Oh humanity.  Oh pain.  Oh love.  Sitting here at six in the morning with my son.  Couldn't sleep, so I got up at five thirty.  He got home at six.  I don't know where I went wrong with Otis.  Why he doesn't love me anymore, if he ever did.  I don't know what I did----I still love him and I still want him.  But somewhere between last friday and last saturday he had an epiphany and he said we need to re-evaluate this relationship.  And he said he would call me sometime next week but so far he has not called at night and I wasnt going to pick it up anyway, but I at least wanted to know he called, and cared.

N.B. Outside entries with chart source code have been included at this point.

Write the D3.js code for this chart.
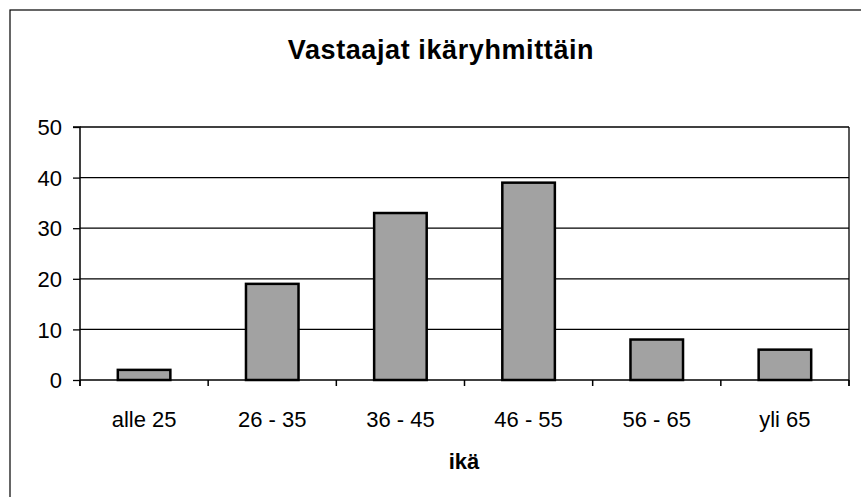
<!DOCTYPE html>
<html>
<head>
<meta charset="utf-8">
<script src="https://cdn.jsdelivr.net/npm/d3@7"></script>
<style>
  body { margin: 0; background: #fff; }
  text { font-family: "Liberation Sans", Arial, sans-serif; }
</style>
</head>
<body>
<svg id="chart" width="861" height="497"></svg>
<script>
// dati
const ageGroups = ["alle 25", "26 - 35", "36 - 45", "46 - 55", "56 - 65", "yli 65"];
const respondents = [2, 19, 33, 39, 8, 6];
const yTicks = [0, 10, 20, 30, 40, 50];

const width = 861, height = 497;
const margin = { top: 127, right: 12, bottom: 117, left: 80 };

const svg = d3.select("#chart");

// cornice esterna
svg.append("rect")
    .attr("x", 10).attr("y", 10)
    .attr("width", 870).attr("height", 500)
    .attr("fill", "none")
    .attr("stroke", "#000")
    .attr("stroke-width", 1.2);

const x = d3.scaleBand()
    .domain(ageGroups)
    .range([margin.left, width - margin.right])
    .paddingInner(0.59)
    .paddingOuter(0.295);

const y = d3.scaleLinear()
    .domain([0, 50])
    .range([height - margin.bottom, margin.top]);

// griglia
svg.append("g")
    .selectAll("line")
    .data(yTicks.filter(d => d > 0))
    .join("line")
    .attr("x1", margin.left)
    .attr("x2", width - margin.right)
    .attr("y1", d => y(d))
    .attr("y2", d => y(d))
    .attr("stroke", "#000")
    .attr("stroke-width", 1.3);

// bordo destro area grafico
svg.append("line")
    .attr("x1", width - margin.right).attr("x2", width - margin.right)
    .attr("y1", y(50)).attr("y2", y(0) + 6)
    .attr("stroke", "#000")
    .attr("stroke-width", 1.3);

// barre
svg.append("g")
    .selectAll("rect")
    .data(ageGroups)
    .join("rect")
    .attr("x", d => x(d))
    .attr("y", (d, i) => y(respondents[i]))
    .attr("width", x.bandwidth())
    .attr("height", (d, i) => y(0) - y(respondents[i]))
    .attr("fill", "#a2a2a2")
    .attr("stroke", "#000")
    .attr("stroke-width", 2.5);

// asse y
const yAxis = d3.axisLeft(y)
    .tickValues(yTicks)
    .tickSize(7)
    .tickPadding(11);

svg.append("g")
    .attr("transform", `translate(${margin.left},0)`)
    .call(yAxis)
    .call(g => g.select(".domain").attr("stroke", "#000").attr("stroke-width", 1.5).attr("d", `M-7,${y(50)}H0V${y(0) + 6}`))
    .call(g => g.selectAll(".tick line").attr("stroke-width", 1.3))
    .call(g => g.selectAll("text").attr("font-size", 22).attr("fill", "#000").attr("font-family", "Liberation Sans, Arial, sans-serif").attr("dy", "0.35em"));

// asse x, tacche ai confini delle categorie
const step = x.step();
const boundaries = d3.range(ageGroups.length + 1).map(i => margin.left + i * step);

svg.append("line")
    .attr("x1", margin.left).attr("x2", width - margin.right)
    .attr("y1", y(0)).attr("y2", y(0))
    .attr("stroke", "#000")
    .attr("stroke-width", 1.5);

svg.append("g")
    .selectAll("line")
    .data(boundaries)
    .join("line")
    .attr("x1", d => d).attr("x2", d => d)
    .attr("y1", y(0)).attr("y2", y(0) + 6)
    .attr("stroke", "#000")
    .attr("stroke-width", 1.5);

svg.append("g")
    .selectAll("text")
    .data(ageGroups)
    .join("text")
    .attr("x", d => x(d) + x.bandwidth() / 2)
    .attr("y", 427)
    .attr("text-anchor", "middle")
    .attr("font-size", 22)
    .text(d => d);

// titolo asse
svg.append("text")
    .attr("x", 464)
    .attr("y", 469)
    .attr("text-anchor", "middle")
    .attr("font-size", 22)
    .attr("font-weight", "bold")
    .text("ikä");

// titolo
svg.append("text")
    .attr("x", 441)
    .attr("y", 59)
    .attr("text-anchor", "middle")
    .attr("font-size", 27)
    .attr("font-weight", "bold")
    .attr("letter-spacing", 0.6)
    .text("Vastaajat ikäryhmittäin");
</script>
</body>
</html>
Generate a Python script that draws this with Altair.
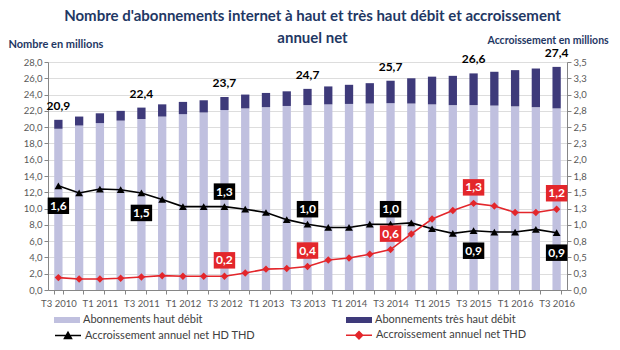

Why Oh Lord, did you put me through this.?  I met this guy for a reason.  yes I lost weight.  Yes I feel better, but I'm not sure any of it is worth this pain, this pain of knowing love, feeling love, being inn love, and losing it all, losing it all, and it wasn't much anyway, but still, it was like a drug, and it was powerful, and made me feel like a queen, made me feel on top of the world, like a million dollars, hopeful, happy, young, ...
Tom and I are watching World War II in color, and the opening montage of people in pain, people struggling, dying, ---all the folly of humanity, and somewhere in there, broken hearts everywhere,

Sometime sthis life is more than i can bear, because I don't understand it.  I don't understand this life, Lord.  What are you doing with us down here?  Are you laughing?  Crying?  Shaking your head?  I know I chose this Lord, so I deserve it, all the pain.  Lord, I pray that I may never be so stupid again....Let me try and love Joe again.  Let me try.  ANd forgive me Lord when I say it, sometimes I'm just ready to come home, too.  A life down here without the kind of love I just felt seems to be a sad, empty colorless life---void of everything --
I think about Otis, what is happening at home, in that busy house, I'm kind of obsessed with everyone, with that young, nubile Jordyn, her friends, what he sees, who he's lusting over.  what's going on, what he is eating, whois he hitting on at work.  Is there someone else at work. Man, I'm hurting so bad, I can't say.  I hurt so bad I can't even cry.  If Icry Imight die.  The pain is unbelievable.